◆ **WHAT IS ASKED**
Can you copy out the data exactly? Leave the images out.

◆ **DATA PROVIDED**
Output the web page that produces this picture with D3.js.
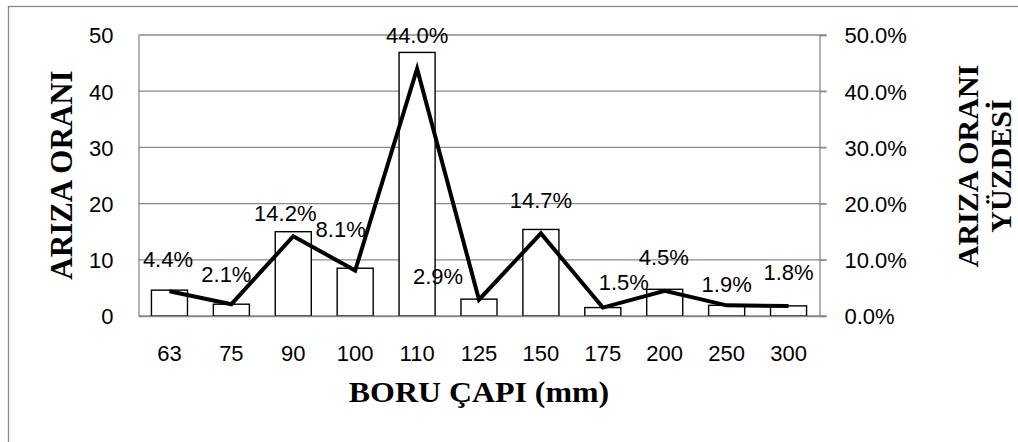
<!DOCTYPE html>
<html>
<head>
<meta charset="utf-8">
<script src="https://cdn.jsdelivr.net/npm/d3@7"></script>
<style>
  html, body { margin: 0; padding: 0; background: #fff; }
  svg { display: block; }
</style>
</head>
<body>
<svg id="chart" width="1018" height="442"></svg>
<script>
// Pipe diameters (mm)
const categories = ["63", "75", "90", "100", "110", "125", "150", "175", "200", "250", "300"];
// Failure ratio per diameter (bars, left axis)
const failureRatio = [4.6, 2.1, 15.0, 8.5, 46.9, 3.0, 15.4, 1.5, 4.75, 1.9, 1.8];
// Share of failures in percent (line, right axis)
const failurePercent = [4.4, 2.1, 14.2, 8.1, 44.0, 2.9, 14.7, 1.5, 4.5, 1.9, 1.8];
// Axis ticks
const leftTicks = [0, 10, 20, 30, 40, 50];
const rightTicks = [0, 10, 20, 30, 40, 50];

// Nudges for the percentage labels so they do not collide with the line
const labelNudge = [[-1.5, -24], [-5, -22], [-8, -15.5], [-14.5, -33], [0, -25.5], [-41, -15.5],
                    [0, -25], [21, -17.5], [-1, -25.7], [0, -13], [0, -26]];

const svg = d3.select("#chart");
const plot = { left: 138.5, right: 819.5, top: 35, bottom: 316 };
const gridColor = "#8a8a8a";
const sansFont = "'Liberation Sans', Arial, sans-serif";
const serifFont = "'Liberation Serif', 'Times New Roman', serif";

// Outer frame
svg.append("rect")
  .attr("x", 8.5).attr("y", 6.5)
  .attr("width", 1030).attr("height", 460)
  .attr("fill", "none").attr("stroke", gridColor).attr("stroke-width", 1.3);

const x = d3.scaleBand()
  .domain(categories)
  .range([plot.left, plot.right])
  .paddingInner(0.418)
  .paddingOuter(0.209);

const yLeft = d3.scaleLinear().domain([0, 50]).range([plot.bottom, plot.top]);
const yRight = d3.scaleLinear().domain([0, 50]).range([plot.bottom, plot.top]);

// Horizontal gridlines
svg.append("g")
  .selectAll("line")
  .data(leftTicks)
  .join("line")
  .attr("x1", plot.left).attr("x2", plot.right + 7)
  .attr("y1", d => yLeft(d)).attr("y2", d => yLeft(d))
  .attr("stroke", gridColor).attr("stroke-width", 1.3);

// Left axis
const leftAxis = svg.append("g")
  .attr("transform", `translate(${plot.left},0)`)
  .call(d3.axisLeft(yLeft).tickValues(leftTicks).tickSize(0).tickPadding(25).tickFormat(d3.format("d")));
leftAxis.select(".domain").attr("stroke", gridColor).attr("stroke-width", 1.3);
leftAxis.selectAll("text")
  .attr("font-family", sansFont).attr("font-size", 22).attr("fill", "#000")
  .attr("dy", "0.36em");

// Right axis
const rightAxis = svg.append("g")
  .attr("transform", `translate(${plot.right},0)`)
  .call(d3.axisRight(yRight).tickValues(rightTicks).tickSize(7).tickPadding(18)
        .tickFormat(d => d3.format(".1f")(d) + "%"));
rightAxis.select(".domain").attr("stroke", gridColor).attr("stroke-width", 1.3);
rightAxis.selectAll(".tick line").attr("stroke", gridColor).attr("stroke-width", 1.3);
rightAxis.selectAll("text")
  .attr("font-family", sansFont).attr("font-size", 22).attr("fill", "#000")
  .attr("dy", "0.36em");

// Bars
svg.append("g")
  .selectAll("rect")
  .data(failureRatio)
  .join("rect")
  .attr("x", (d, i) => x(categories[i]))
  .attr("width", x.bandwidth())
  .attr("y", d => yLeft(d))
  .attr("height", d => yLeft(0) - yLeft(d))
  .attr("fill", "#fff").attr("stroke", "#000").attr("stroke-width", 1.4);

// Bottom axis
const bottomAxis = svg.append("g")
  .attr("transform", `translate(0,${plot.bottom})`)
  .call(d3.axisBottom(x).tickSize(0).tickPadding(29).tickSizeOuter(0));
bottomAxis.select(".domain").attr("stroke", gridColor).attr("stroke-width", 1.3);
bottomAxis.selectAll("text")
  .attr("font-family", sansFont).attr("font-size", 22).attr("fill", "#000");

// Percentage line
const line = d3.line()
  .x((d, i) => x(categories[i]) + x.bandwidth() / 2)
  .y(d => yRight(d));
svg.append("path")
  .datum(failurePercent)
  .attr("d", line)
  .attr("fill", "none").attr("stroke", "#000").attr("stroke-width", 4)
  .attr("stroke-linejoin", "miter").attr("stroke-linecap", "butt");

// Percentage labels
svg.append("g")
  .selectAll("text")
  .data(failurePercent)
  .join("text")
  .attr("x", (d, i) => x(categories[i]) + x.bandwidth() / 2 + labelNudge[i][0])
  .attr("y", (d, i) => yRight(d) + labelNudge[i][1])
  .attr("text-anchor", "middle")
  .attr("font-family", sansFont).attr("font-size", 22).attr("fill", "#000")
  .text(d => d3.format(".1f")(d) + "%");

// Axis titles
svg.append("text")
  .attr("transform", `translate(${(plot.left + plot.right) / 2},402) scale(1.1,1)`)
  .attr("text-anchor", "middle")
  .attr("font-family", serifFont).attr("font-weight", "bold").attr("font-size", 29)
  .text("BORU ÇAPI (mm)");

svg.append("text")
  .attr("transform", `translate(72,175) rotate(-90)`)
  .attr("text-anchor", "middle")
  .attr("font-family", serifFont).attr("font-weight", "bold").attr("font-size", 31)
  .text("ARIZA ORANI");

const rightTitle = svg.append("text")
  .attr("transform", `translate(978,166) rotate(-90)`)
  .attr("text-anchor", "middle")
  .attr("font-family", serifFont).attr("font-weight", "bold").attr("font-size", 30);
rightTitle.append("tspan").attr("x", 0).attr("y", 0).text("ARIZA ORANI");
rightTitle.append("tspan").attr("x", 0).attr("y", 33).text("YÜZDESİ");
</script>
</body>
</html>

◆ **RESULT OF THIS TASK**
Output the web page that produces this picture with D3.js.
<!DOCTYPE html>
<html>
<head>
<meta charset="utf-8">
<script src="https://cdn.jsdelivr.net/npm/d3@7"></script>
<style>
  html, body { margin: 0; padding: 0; background: #fff; }
  svg { display: block; }
</style>
</head>
<body>
<svg id="chart" width="1018" height="442"></svg>
<script>
// Pipe diameters (mm)
const categories = ["63", "75", "90", "100", "110", "125", "150", "175", "200", "250", "300"];
// Failure ratio per diameter (bars, left axis)
const failureRatio = [4.6, 2.1, 15.0, 8.5, 46.9, 3.0, 15.4, 1.5, 4.75, 1.9, 1.8];
// Share of failures in percent (line, right axis)
const failurePercent = [4.4, 2.1, 14.2, 8.1, 44.0, 2.9, 14.7, 1.5, 4.5, 1.9, 1.8];
// Axis ticks
const leftTicks = [0, 10, 20, 30, 40, 50];
const rightTicks = [0, 10, 20, 30, 40, 50];

// Nudges for the percentage labels so they do not collide with the line
const labelNudge = [[-1.5, -24], [-5, -22], [-8, -15.5], [-14.5, -33], [0, -25.5], [-41, -15.5],
                    [0, -25], [21, -17.5], [-1, -25.7], [0, -13], [0, -26]];

const svg = d3.select("#chart");
const plot = { left: 138.5, right: 819.5, top: 35, bottom: 316 };
const gridColor = "#8a8a8a";
const sansFont = "'Liberation Sans', Arial, sans-serif";
const serifFont = "'Liberation Serif', 'Times New Roman', serif";

// Outer frame
svg.append("rect")
  .attr("x", 8.5).attr("y", 6.5)
  .attr("width", 1030).attr("height", 460)
  .attr("fill", "none").attr("stroke", gridColor).attr("stroke-width", 1.3);

const x = d3.scaleBand()
  .domain(categories)
  .range([plot.left, plot.right])
  .paddingInner(0.418)
  .paddingOuter(0.209);

const yLeft = d3.scaleLinear().domain([0, 50]).range([plot.bottom, plot.top]);
const yRight = d3.scaleLinear().domain([0, 50]).range([plot.bottom, plot.top]);

// Horizontal gridlines
svg.append("g")
  .selectAll("line")
  .data(leftTicks)
  .join("line")
  .attr("x1", plot.left).attr("x2", plot.right + 7)
  .attr("y1", d => yLeft(d)).attr("y2", d => yLeft(d))
  .attr("stroke", gridColor).attr("stroke-width", 1.3);

// Left axis
const leftAxis = svg.append("g")
  .attr("transform", `translate(${plot.left},0)`)
  .call(d3.axisLeft(yLeft).tickValues(leftTicks).tickSize(0).tickPadding(25).tickFormat(d3.format("d")));
leftAxis.select(".domain").attr("stroke", gridColor).attr("stroke-width", 1.3);
leftAxis.selectAll("text")
  .attr("font-family", sansFont).attr("font-size", 22).attr("fill", "#000")
  .attr("dy", "0.36em");

// Right axis
const rightAxis = svg.append("g")
  .attr("transform", `translate(${plot.right},0)`)
  .call(d3.axisRight(yRight).tickValues(rightTicks).tickSize(7).tickPadding(18)
        .tickFormat(d => d3.format(".1f")(d) + "%"));
rightAxis.select(".domain").attr("stroke", gridColor).attr("stroke-width", 1.3);
rightAxis.selectAll(".tick line").attr("stroke", gridColor).attr("stroke-width", 1.3);
rightAxis.selectAll("text")
  .attr("font-family", sansFont).attr("font-size", 22).attr("fill", "#000")
  .attr("dy", "0.36em");

// Bars
svg.append("g")
  .selectAll("rect")
  .data(failureRatio)
  .join("rect")
  .attr("x", (d, i) => x(categories[i]))
  .attr("width", x.bandwidth())
  .attr("y", d => yLeft(d))
  .attr("height", d => yLeft(0) - yLeft(d))
  .attr("fill", "#fff").attr("stroke", "#000").attr("stroke-width", 1.4);

// Bottom axis
const bottomAxis = svg.append("g")
  .attr("transform", `translate(0,${plot.bottom})`)
  .call(d3.axisBottom(x).tickSize(0).tickPadding(29).tickSizeOuter(0));
bottomAxis.select(".domain").attr("stroke", gridColor).attr("stroke-width", 1.3);
bottomAxis.selectAll("text")
  .attr("font-family", sansFont).attr("font-size", 22).attr("fill", "#000");

// Percentage line
const line = d3.line()
  .x((d, i) => x(categories[i]) + x.bandwidth() / 2)
  .y(d => yRight(d));
svg.append("path")
  .datum(failurePercent)
  .attr("d", line)
  .attr("fill", "none").attr("stroke", "#000").attr("stroke-width", 4)
  .attr("stroke-linejoin", "miter").attr("stroke-linecap", "butt");

// Percentage labels
svg.append("g")
  .selectAll("text")
  .data(failurePercent)
  .join("text")
  .attr("x", (d, i) => x(categories[i]) + x.bandwidth() / 2 + labelNudge[i][0])
  .attr("y", (d, i) => yRight(d) + labelNudge[i][1])
  .attr("text-anchor", "middle")
  .attr("font-family", sansFont).attr("font-size", 22).attr("fill", "#000")
  .text(d => d3.format(".1f")(d) + "%");

// Axis titles
svg.append("text")
  .attr("transform", `translate(${(plot.left + plot.right) / 2},402) scale(1.1,1)`)
  .attr("text-anchor", "middle")
  .attr("font-family", serifFont).attr("font-weight", "bold").attr("font-size", 29)
  .text("BORU ÇAPI (mm)");

svg.append("text")
  .attr("transform", `translate(72,175) rotate(-90)`)
  .attr("text-anchor", "middle")
  .attr("font-family", serifFont).attr("font-weight", "bold").attr("font-size", 31)
  .text("ARIZA ORANI");

const rightTitle = svg.append("text")
  .attr("transform", `translate(978,166) rotate(-90)`)
  .attr("text-anchor", "middle")
  .attr("font-family", serifFont).attr("font-weight", "bold").attr("font-size", 30);
rightTitle.append("tspan").attr("x", 0).attr("y", 0).text("ARIZA ORANI");
rightTitle.append("tspan").attr("x", 0).attr("y", 33).text("YÜZDESİ");
</script>
</body>
</html>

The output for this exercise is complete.